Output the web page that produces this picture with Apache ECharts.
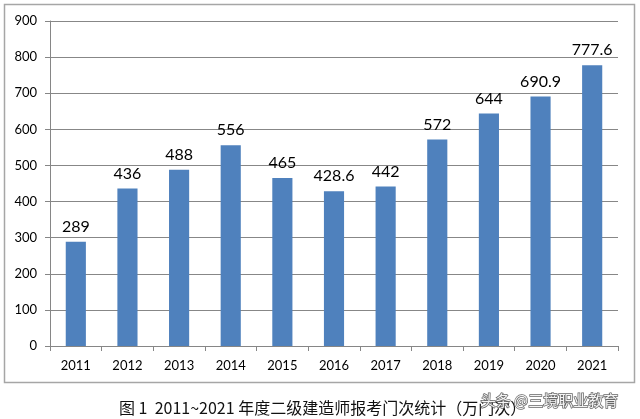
<!DOCTYPE html>
<html>
<head>
<meta charset="utf-8">
<script src="https://cdn.jsdelivr.net/npm/echarts@6/dist/echarts.min.js"></script>
<style>
html,body{margin:0;padding:0;background:#fff;}
#main{width:640px;height:419px;}
</style>
</head>
<body>
<div id="main"></div>
<script>
var years = ['2011','2012','2013','2014','2015','2016','2017','2018','2019','2020','2021'];
var counts = [289, 436, 488, 556, 465, 428.6, 442, 572, 644, 690.9, 777.6];
var caption = '图 1  2011~2021 年度二级建造师报考门次统计（万门次）';
var watermark = '头条 @三境职业教育';

var myChar = echarts.init(document.getElementById('main'));
var myOption = {
	animation: false,
	grid: {
		left: 50,
		right: 22,
		top: 21,
		bottom: 73
	},
	xAxis: {
		type: 'category',
		data: years,
		axisLine: {lineStyle: {color: '#868686'}},
		axisTick: {show: true, length: 5, lineStyle: {color: '#868686'}},
		axisLabel: {color: '#000', fontSize: 13, fontFamily: 'Lato', margin: 13}
	},
	yAxis: {
		type: 'value',
		min: 0,
		max: 900,
		interval: 100,
		axisLine: {show: true, lineStyle: {color: '#868686'}},
		axisTick: {show: true, length: 5, lineStyle: {color: '#868686'}},
		splitLine: {lineStyle: {color: '#878787', width: 1}},
		axisLabel: {color: '#000', fontSize: 13, fontFamily: 'Lato', margin: 13}
	},
	series: [{
		type: 'bar',
		data: counts,
		barWidth: '39%',
		itemStyle: {color: '#4F81BD'},
		label: {
			show: true,
			position: 'top',
			distance: 7,
			color: '#000',
			fontSize: 16,
			fontFamily: 'Lato'
		}
	}],
	graphic: [
		{
			type: 'rect',
			shape: {x: 4.5, y: 4.5, width: 630, height: 378},
			style: {fill: 'none', stroke: '#a6a6a6', lineWidth: 1.5},
			silent: true
		},
		{
			type: 'text',
			left: 119,
			top: 400,
			style: {text: caption, fill: '#111', font: '16px "Noto Sans CJK SC"'}
		},
		{
			type: 'text',
			left: 480,
			top: 392,
			style: {text: watermark, fill: '#f4f4f4', stroke: '#666', lineWidth: 1.5, font: '15px "Noto Sans CJK SC"'}
		}
	]
};
myChar.setOption(myOption);
</script>
</body>
</html>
----------------------------------------
### Problem details:
Copy out each line exactly, without the pictures.

### Written response:
Output the web page that produces this picture with Apache ECharts.
<!DOCTYPE html>
<html>
<head>
<meta charset="utf-8">
<script src="https://cdn.jsdelivr.net/npm/echarts@6/dist/echarts.min.js"></script>
<style>
html,body{margin:0;padding:0;background:#fff;}
#main{width:640px;height:419px;}
</style>
</head>
<body>
<div id="main"></div>
<script>
var years = ['2011','2012','2013','2014','2015','2016','2017','2018','2019','2020','2021'];
var counts = [289, 436, 488, 556, 465, 428.6, 442, 572, 644, 690.9, 777.6];
var caption = '图 1  2011~2021 年度二级建造师报考门次统计（万门次）';
var watermark = '头条 @三境职业教育';

var myChar = echarts.init(document.getElementById('main'));
var myOption = {
	animation: false,
	grid: {
		left: 50,
		right: 22,
		top: 21,
		bottom: 73
	},
	xAxis: {
		type: 'category',
		data: years,
		axisLine: {lineStyle: {color: '#868686'}},
		axisTick: {show: true, length: 5, lineStyle: {color: '#868686'}},
		axisLabel: {color: '#000', fontSize: 13, fontFamily: 'Lato', margin: 13}
	},
	yAxis: {
		type: 'value',
		min: 0,
		max: 900,
		interval: 100,
		axisLine: {show: true, lineStyle: {color: '#868686'}},
		axisTick: {show: true, length: 5, lineStyle: {color: '#868686'}},
		splitLine: {lineStyle: {color: '#878787', width: 1}},
		axisLabel: {color: '#000', fontSize: 13, fontFamily: 'Lato', margin: 13}
	},
	series: [{
		type: 'bar',
		data: counts,
		barWidth: '39%',
		itemStyle: {color: '#4F81BD'},
		label: {
			show: true,
			position: 'top',
			distance: 7,
			color: '#000',
			fontSize: 16,
			fontFamily: 'Lato'
		}
	}],
	graphic: [
		{
			type: 'rect',
			shape: {x: 4.5, y: 4.5, width: 630, height: 378},
			style: {fill: 'none', stroke: '#a6a6a6', lineWidth: 1.5},
			silent: true
		},
		{
			type: 'text',
			left: 119,
			top: 400,
			style: {text: caption, fill: '#111', font: '16px "Noto Sans CJK SC"'}
		},
		{
			type: 'text',
			left: 480,
			top: 392,
			style: {text: watermark, fill: '#f4f4f4', stroke: '#666', lineWidth: 1.5, font: '15px "Noto Sans CJK SC"'}
		}
	]
};
myChar.setOption(myOption);
</script>
</body>
</html>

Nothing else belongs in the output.